* Begin *

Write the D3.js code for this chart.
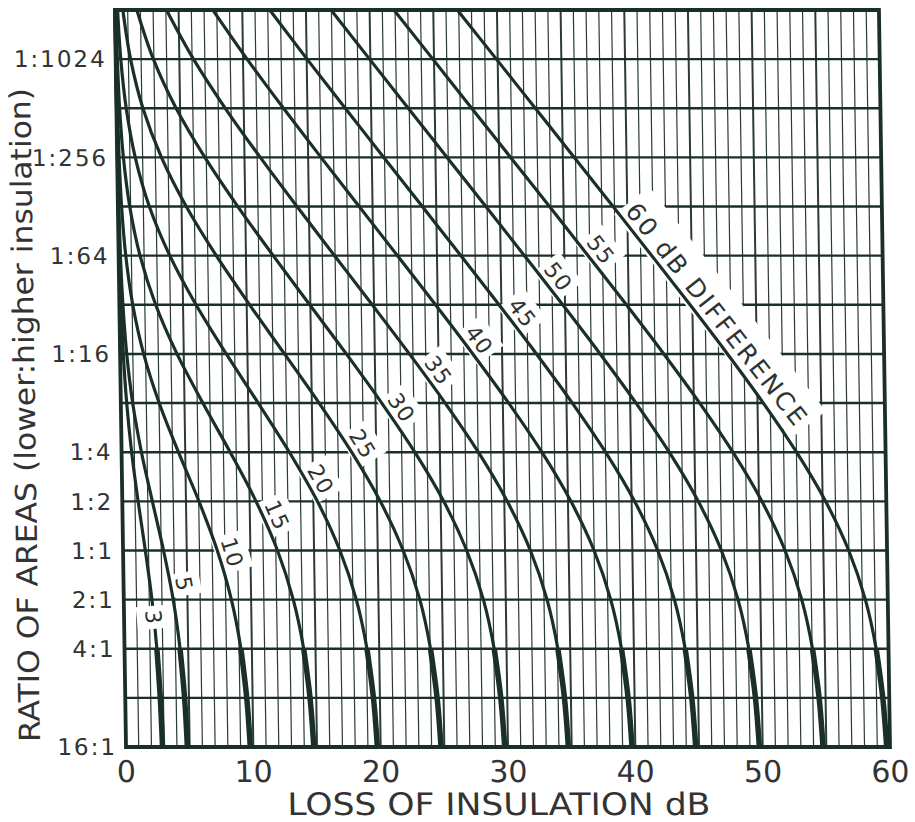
<!DOCTYPE html>
<html><head><meta charset="utf-8">
<script src="https://cdn.jsdelivr.net/npm/d3@7"></script>
<style>
html,body{margin:0;padding:0;background:#fff;}
svg{display:block;}
text{font-family:"DejaVu Sans",sans-serif;}
</style></head>
<body><svg id="chart" width="915" height="822"></svg>
<script>
// log2 of area ratio (lower : higher insulation), top = 1:2048, bottom = 16:1
const ratioLog2 = [-11,-10,-9,-8,-7,-6,-5,-4,-3,-2,-1,0,1,2,3,4];
const ratioTicks = [-10,-8,-6,-4,-2,-1,0,1,2,4];
const ratioTickLabels = ["1:1024","1:256","1:64","1:16","1:4","1:2","1:1","2:1","4:1","16:1"];
const lossTicks = [0,10,20,30,40,50,60];
const differences = [3,5,10,15,20,25,30,35,40,45,50,55,60];
const curveLabels = ["3","5","10","15","20","25","30","35","40","45","50","55","60 dB DIFFERENCE"];

// loss of insulation (dB), one value per ratioLog2 step
const loss03 = [0.00,0.00,0.01,0.02,0.03,0.07,0.13,0.25,0.46,0.79,1.24,1.75,2.21,2.54,2.75,2.87];
const loss05 = [0.00,0.01,0.02,0.04,0.07,0.14,0.28,0.52,0.93,1.56,2.36,3.18,3.88,4.36,4.66,4.82];
const loss10 = [0.02,0.04,0.08,0.15,0.29,0.56,1.05,1.85,3.01,4.47,6.02,7.40,8.45,9.14,9.54,9.76];
const loss15 = [0.06,0.13,0.25,0.49,0.93,1.68,2.85,4.47,6.44,8.53,10.50,12.13,13.31,14.07,14.51,14.75];
const loss20 = [0.21,0.40,0.77,1.42,2.47,4.02,6.02,8.34,10.79,13.18,15.32,17.03,18.26,19.04,19.49,19.74];
const loss25 = [0.62,1.17,2.08,3.48,5.37,7.67,10.23,12.91,15.57,18.07,20.26,22.00,23.25,24.03,24.49,24.74];
const loss30 = [1.72,2.96,4.69,6.89,9.42,12.14,14.95,17.77,20.49,23.03,25.24,26.99,28.24,29.03,29.49,29.74];
const loss35 = [4.05,6.11,8.55,11.24,14.07,16.96,19.86,22.72,25.47,28.02,30.23,31.99,33.24,34.03,34.49,34.74];
const loss40 = [7.69,10.32,13.12,16.01,18.95,21.90,24.83,27.70,30.46,33.01,35.23,36.99,38.24,39.03,39.49,39.74];
const loss45 = [12.16,15.03,17.97,20.94,23.91,26.88,29.82,32.70,35.46,38.01,40.23,41.99,43.24,44.03,44.49,44.74];
const loss50 = [16.97,19.94,22.92,25.91,28.90,31.87,34.82,37.70,40.46,43.01,45.23,46.99,48.24,49.03,49.49,49.74];
const loss55 = [21.91,24.91,27.90,30.90,33.90,36.87,39.82,42.70,45.46,48.01,50.23,51.99,53.24,54.03,54.49,54.74];
const loss60 = [26.89,29.90,32.90,35.90,38.89,41.87,44.82,47.70,50.46,53.01,55.23,56.99,58.24,59.03,59.49,59.74];
const lossSeries = [loss03,loss05,loss10,loss15,loss20,loss25,loss30,loss35,loss40,loss45,loss50,loss55,loss60];

// label placement (position along each curve, in log2 ratio units)
const labelAt = [1.36,0.73,0.12,-0.61,-1.31,-2.02,-2.75,-3.5,-4.12,-4.67,-5.40,-5.95,-6.83];

const INK = "#1b2f29", TXT = "#2f3431";
const m = {left:126, right:890, top:10, bottom:747};
const x = d3.scaleLinear().domain([0,60]).range([m.left,m.right]);
const y = d3.scaleLog().base(2).domain([Math.pow(2,-11),16]).range([m.top,m.bottom]);

const svg = d3.select("#chart");
svg.append("rect").attr("width",915).attr("height",822).attr("fill","#fff");
const root = svg.append("g").attr("transform",`translate(0,${m.bottom}) skewX(0.86) translate(0,${-m.bottom})`);

// grid
const grid = root.append("g");
grid.selectAll("line.v").data(d3.range(1,60)).join("line")
  .attr("x1",d=>x(d)).attr("x2",d=>x(d)).attr("y1",m.top).attr("y2",m.bottom)
  .attr("stroke","#2c3b36").attr("stroke-width",d=>d%5===0?2:1.2);
grid.selectAll("line.h").data(d3.range(-10,4)).join("line")
  .attr("x1",m.left).attr("x2",m.right).attr("y1",d=>y(Math.pow(2,d))).attr("y2",d=>y(Math.pow(2,d)))
  .attr("stroke",INK).attr("stroke-width",2.4);

const haloLayer = root.append("g");
const curveLayer = root.append("g");
const haloTop = root.append("g");
const labelLayer = root.append("g");

const line = d3.line().x(d=>x(d[1])).y(d=>y(Math.pow(2,d[0]))).curve(d3.curveMonotoneY);
lossSeries.forEach(s=>{
  const pts = ratioLog2.map((k,i)=>[k,s[i]]);
  curveLayer.append("path").attr("d",line(pts)).attr("fill","none")
    .attr("stroke",INK).attr("stroke-width",3.2).attr("stroke-linejoin","round");
  curveLayer.append("path").attr("d",line(pts.filter(p=>p[0]>=2))).attr("fill","none")
    .attr("stroke",INK).attr("stroke-width",5.5);
});

// border
root.append("rect").attr("x",m.left).attr("y",m.top).attr("width",m.right-m.left).attr("height",m.bottom-m.top)
  .attr("fill","none").attr("stroke",INK).attr("stroke-width",3.8);

function lossAt(s,k){
  const i = Math.max(0,Math.min(ratioLog2.length-2,Math.floor(k-ratioLog2[0])));
  const t = (k-ratioLog2[i])/(ratioLog2[i+1]-ratioLog2[i]);
  return s[i]+t*(s[i+1]-s[i]);
}
function pt(s,k){return [x(lossAt(s,k)), y(Math.pow(2,k))];}

curveLabels.forEach((lab,i)=>{
  const s = lossSeries[i], k = labelAt[i];
  const p = pt(s,k), a = pt(s,k-0.3), b = pt(s,k+0.3);
  const ang = Math.atan2(b[1]-a[1], b[0]-a[0])*180/Math.PI;
  const big = i===curveLabels.length-1;
  const onLine = i===0;
  const g = labelLayer.append("g").attr("transform",`translate(${p[0]},${p[1]}) rotate(${ang})`);
  const t = g.append("text").text(lab)
    .attr("x",0).attr("y",onLine?0:-6).attr("dy",onLine?"0.36em":null)
    .attr("text-anchor",big?"start":"middle")
    .attr("font-size",big?25:22).attr("letter-spacing",big?2.4:1)
    .attr("fill",TXT);
  const bb = t.node().getBBox();
  const padT = big?12:4, pad = 4;
  (onLine?haloTop:haloLayer).append("rect")
    .attr("transform",`translate(${p[0]},${p[1]}) rotate(${ang})`)
    .attr("x",bb.x-pad).attr("y",bb.y-padT).attr("width",bb.width+2*pad).attr("height",bb.height+padT+pad)
    .attr("fill","#fff");
});

// y tick labels
root.append("g").selectAll("text").data(ratioTicks).join("text")
  .attr("x",m.left-9).attr("y",d=>y(Math.pow(2,d))).attr("dy","0.36em")
  .attr("text-anchor","end").attr("font-size",23).attr("letter-spacing",2).attr("fill","#333")
  .text((d,i)=>ratioTickLabels[i]);

// x tick labels
root.append("g").selectAll("text").data(lossTicks).join("text")
  .attr("x",d=>x(d)).attr("y",782).attr("text-anchor","middle")
  .attr("font-family","Liberation Sans, Arial, sans-serif").attr("font-size",30).attr("fill","#333")
  .text(d=>d);

// titles
root.append("text").attr("x",498).attr("y",815).attr("text-anchor","middle")
  .attr("font-size",31).attr("fill","#333").attr("textLength",423).attr("lengthAdjust","spacingAndGlyphs")
  .text("LOSS OF INSULATION dB");
root.append("text").attr("transform","translate(40,415) rotate(-90)").attr("text-anchor","middle")
  .attr("font-size",29).attr("fill","#333").attr("textLength",654).attr("lengthAdjust","spacingAndGlyphs")
  .text("RATIO OF AREAS (lower:higher insulation)");
</script>
</body></html>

* End *

• Exercise goal: Which lines above contain the word "chart"? Copy each of them.

• Output of the task:
Write the D3.js code for this chart.
<body><svg id="chart" width="915" height="822"></svg>
const svg = d3.select("#chart");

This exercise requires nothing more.